In 1983, I had this opportunity to rent a storefront for $250 a month. I had been thinking about it for awhile, so I started an art gallery. Since all my friends were artists, I thought it would be cool. I did a little art too and I went to art school, but nothing much. I felt that my friends, because they were really applying themselves much more than I was, were doing better work than I was. The first gallery was called Nolo Contendere and then a year and a half later I broke up with my partner, so I decided to use a name that nobody could take from me — my own. So I started the Jon Gerstad Gallery.

It was very vibrant when we first started. There was great artwork going on down here. People uptown and in SoHo had no idea what we were doing here. They couldn’t fathom it. Now easily a dozen of those artists, both dead and still alive, are famous. Maybe 20 galleries or 25 galleries moved to SoHo if they had the money, and you could get a sizeable loft in SoHo for like $2,500 or $3,000 a month, but that was never in my budget.

The gallery was open for five years, till ’87, until Michael Musto said on the front page of The Village Voice, ‘Downtown is Dead.’ I was one of the first six to open and one of the last six to close. It ran its course. It got the point where housewives from New Jersey would rent storefronts to show their friends’ bad art, which had nothing to do with the East Village. The scene just got overly diluted.

James Maher is a fine art and studio photographer based in the East Village. Find his website here.


Anonymous said...

Great interview. That's what I heard in school, that the gallery scene started in the East Village then moved to Soho. There was a lot of possibility back then because of low rents. Nowdays your paying rent and that's everywhere in NYC. The cheapest studio apartment in any of the boroughs is probably a thousand dollars.

James Romberger said...

The Barbitones was comprised of bassist Julius Klein, the late poet/guitarist Jerry Loomis, filmmaker Elmer Lang on keyboards, Jon on drums and I played rhythm guitar. We each rotated singing songs we wrote individually and we were joined for several gigs by the late gallerist Colin DeLand on saxophone.

James Romberger said...

The partner Jon refers above in Nolo Contendere gallery was Jennifer (Ex) Bowen, who continued to run the gallery for some while after Jon left.

St. Cynocephale said...

Jon was on a ladder in my kitchen last night, fixing the electric! He is pretty much that guy that everyone calls when they need to figure out how to do something.

Anonymous said...

I've seen him around. Interesting story. Lotta people from years ago live upstate now and do their painting and art there. Some people still keep a place here and escape to upstate.
that's hilarious that people would use the car as a dumpster. One time when I was a kid back in the 70's nyc my dads car was on boxes. Another time they tried to steal the hubcaps and my dad and uncle ran after the guy.

Julius Klein said...

One can chart the REAL history of the EV/LES, for the past 30+ yrs. on the back of Jon. Through his many endeavors, as a gallery owner, rock & ready drummer, studio owner & all-around engineer, he has been an enthusiastic participant and has provided support for many, myself included. Thanks Jon(E)

Unknown said...

I second Julius Klein's emotion. Jonny surfs the edge, he lives to see and participate in all that is great and interesting. While nothing on Earth is perfect Jon just has this knack to keep the beat going when all systems have failed. He's been a great friend, ally and studio partner.

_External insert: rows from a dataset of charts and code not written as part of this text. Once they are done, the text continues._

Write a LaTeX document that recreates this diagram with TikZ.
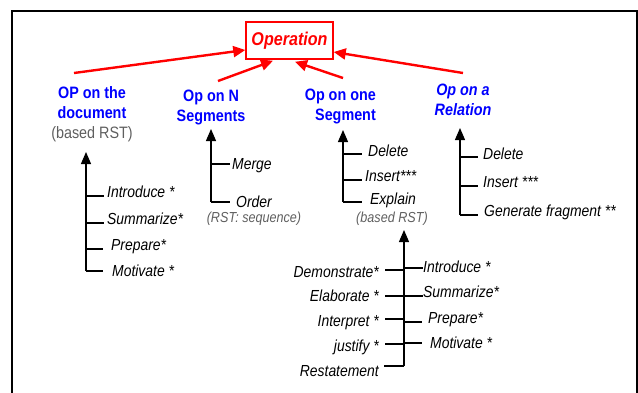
\documentclass[tikz,border=0pt]{standalone}
\usepackage{fontspec}
\setmainfont{Liberation Sans}[FakeStretch=0.87]
\usetikzlibrary{arrows.meta}
\definecolor{opred}{RGB}{255,0,0}
\definecolor{opblue}{RGB}{0,0,255}
\definecolor{notegray}{RGB}{95,95,95}

\begin{document}
\begin{tikzpicture}[x=1pt,y=-1pt,
  cat/.style={font=\bfseries\fontsize{16.5}{20}\selectfont, text=opblue, align=center, inner sep=0pt},
  item/.style={font=\itshape\fontsize{16}{19}\selectfont, inner sep=0pt},
  note/.style={font=\itshape\fontsize{14.5}{17}\selectfont, text=notegray, inner sep=0pt},
  toop/.style={draw=opred, line width=2.4pt, -{Triangle[length=12pt,width=11pt]}},
  trunk/.style={line width=1.3pt, -{Triangle[length=12pt,width=10pt]}},
  twig/.style={line width=1.2pt}]

  \useasboundingbox (0,0) rectangle (638,392);
  \clip (0,0) rectangle (638,392);
  \draw[line width=2.2pt] (12,11) rectangle (637,420);

  % root
  \node[draw=opred, line width=1.5pt, minimum width=87pt, minimum height=37pt,
        font=\bfseries\itshape\fontsize{18.5}{22}\selectfont, text=opred] (op) at (289.5,40.5) {Operation};

  % the four kinds of operation
  \node[cat, anchor=north] (doc) at (92,86) {OP on the\\document\\{\mdseries\color{notegray}(based RST)}};
  \node[cat, anchor=north] (nseg) at (211,90) {Op on N\\Segments};
  \node[cat, anchor=north east, align=right] (oneseg) at (376,89) {Op on one\\Segment};
  \node[cat, anchor=north, font=\bfseries\itshape\fontsize{16.5}{20}\selectfont] (rel) at (463,84) {Op on a\\Relation};

  \coordinate (s1) at (74,73);
  \coordinate (s2) at (218,81);
  \coordinate (s3) at (343,78);
  \coordinate (s4) at (463,73);
  \draw[toop] (s1) -- ([yshift=-9.5pt]op.west);
  \draw[toop] (s2) -- ([xshift=-16.5pt,yshift=-1pt]op.south);
  \draw[toop] (s3) -- ([xshift=5.5pt,yshift=-2pt]op.south);
  \draw[toop] (s4) -- ([yshift=-11.5pt]op.east);

  % on the document
  \coordinate (docB) at (86,271);
  \draw[trunk] (docB) -- (86,152);
  \foreach \ly/\len/\tx/\by/\nm/\txt in {196/18/107/197/dIntro/{Introduce *},
      223/18/107/224/dSumm/{Summarize*}, 249/17/111/250/dPrep/{Prepare*},
      271/17/112/276/dMoti/{Motivate *}} {
    \node[item, anchor=base west] (\nm) at (\tx,\by) {\txt};
    \draw[twig] (docB |- 0,\ly) -- ++(\len,0);
  }

  % on N segments
  \coordinate (nB) at (211,202);
  \draw[trunk] (nB) -- (211,129);
  \foreach \ly/\len/\tx/\by/\nm/\txt in {164/19/232/169/nMerge/Merge,
      202/19/236/207/nOrder/Order} {
    \node[item, anchor=base west] (\nm) at (\tx,\by) {\txt};
    \draw[twig] (nB |- 0,\ly) -- ++(\len,0);
  }
  \node[note, anchor=base] (nNote) at (254,222) {(RST: sequence)};

  % on one segment
  \coordinate (sB) at (343,202);
  \draw[trunk] (sB) -- (343,130);
  \foreach \ly/\len/\tx/\by/\nm/\txt in {154/19/368/156/sDel/Delete,
      180/19/365/181/sIns/{Insert***}, 202/19/370/204/sExp/Explain} {
    \node[item, anchor=base west] (\nm) at (\tx,\by) {\txt};
    \draw[twig] (sB |- 0,\ly) -- ++(\len,0);
  }
  \node[note, anchor=base] (sNote) at (392,222) {(based RST)};

  % on a relation
  \coordinate (rB) at (460,215);
  \draw[trunk] (rB) -- (460,128);
  \foreach \ly/\len/\tx/\by/\nm/\txt in {157/18/483/159/rDel/Delete,
      186/18/483/187/rIns/{Insert ***}, 215/18/484/216/rGen/{Generate fragment **}} {
    \node[item, anchor=base west] (\nm) at (\tx,\by) {\txt};
    \draw[twig] (rB |- 0,\ly) -- ++(\len,0);
  }

  % relations feeding Explain
  \coordinate (bB) at (404,366);
  \draw[trunk] (bB) -- (bB |- 0,230);
  \foreach \ly/\len/\tx/\by/\nm/\txt in {268/19/423/272/bIntro/{Introduce *},
      296/19/423/297/bSumm/{Summarize*}, 322/18/428/323/bPrep/{Prepare*},
      343/18/430/348/bMoti/{Motivate *}} {
    \node[item, anchor=base west] (\nm) at (\tx,\by) {\txt};
    \draw[twig] (bB |- 0,\ly) -- ++(\len,0);
  }
  \foreach \ly/\len/\tx/\by/\nm/\txt in {270/19/379/277/bDemo/{Demonstrate*},
      296/19/379/301/bElab/{Elaborate *}, 319/19/379/326/bInte/{Interpret *},
      344/19/379/351/bJust/{justify *}, 366/20/379/376/bRest/Restatement} {
    \node[item, anchor=base east] (\nm) at (\tx,\by) {\txt};
    \draw[twig] (bB |- 0,\ly) -- ++(-\len,0);
  }
\end{tikzpicture}
\end{document}
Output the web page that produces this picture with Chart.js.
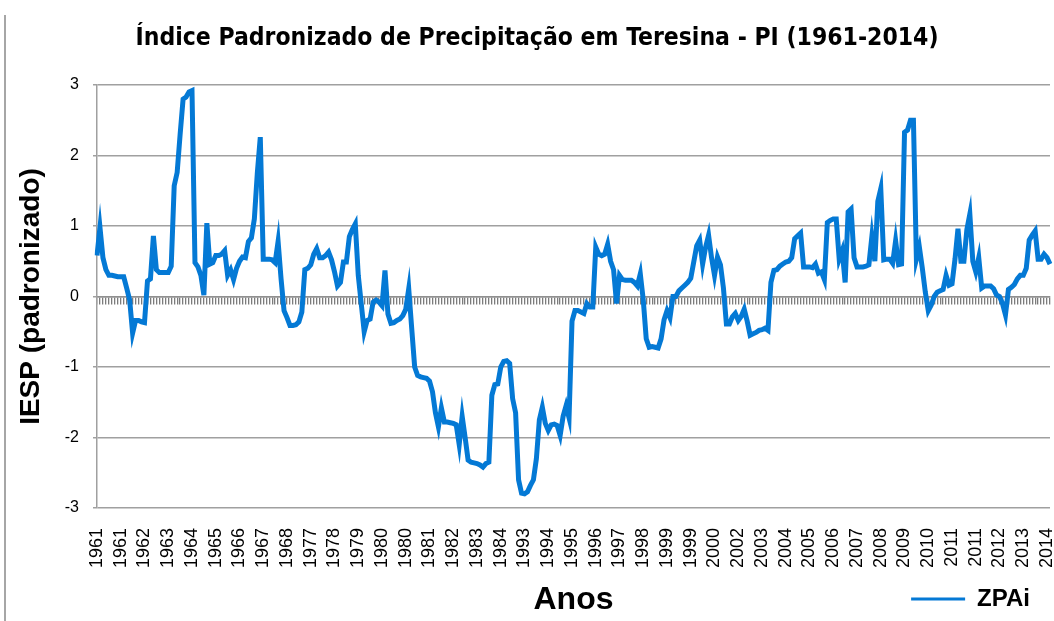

This article speaks of years long past, it does not give him credit for the great stuff he's accomplished and encouraged in the here and now. Being an accomplished musician and lover of the craft he is a partner and the creator of one of the last independent music recording studios in the East Village called Sounds Right Sound. The studios 18 year history provided very inexpensive (mostly free) recording and rehearsal services for bands like Jiggers is King, Crime Story, St. Bastard, Furniture, The Spills, The Jennifer Blowdryer Band, The Blueberry High Heels, Sugar Tits, Love Bomb 69, Tickle It and more. The studio has been under siege by Steven Croman aka 9300 and will more than likely close it's Bilco door on 44 East 1st Street in June 2015.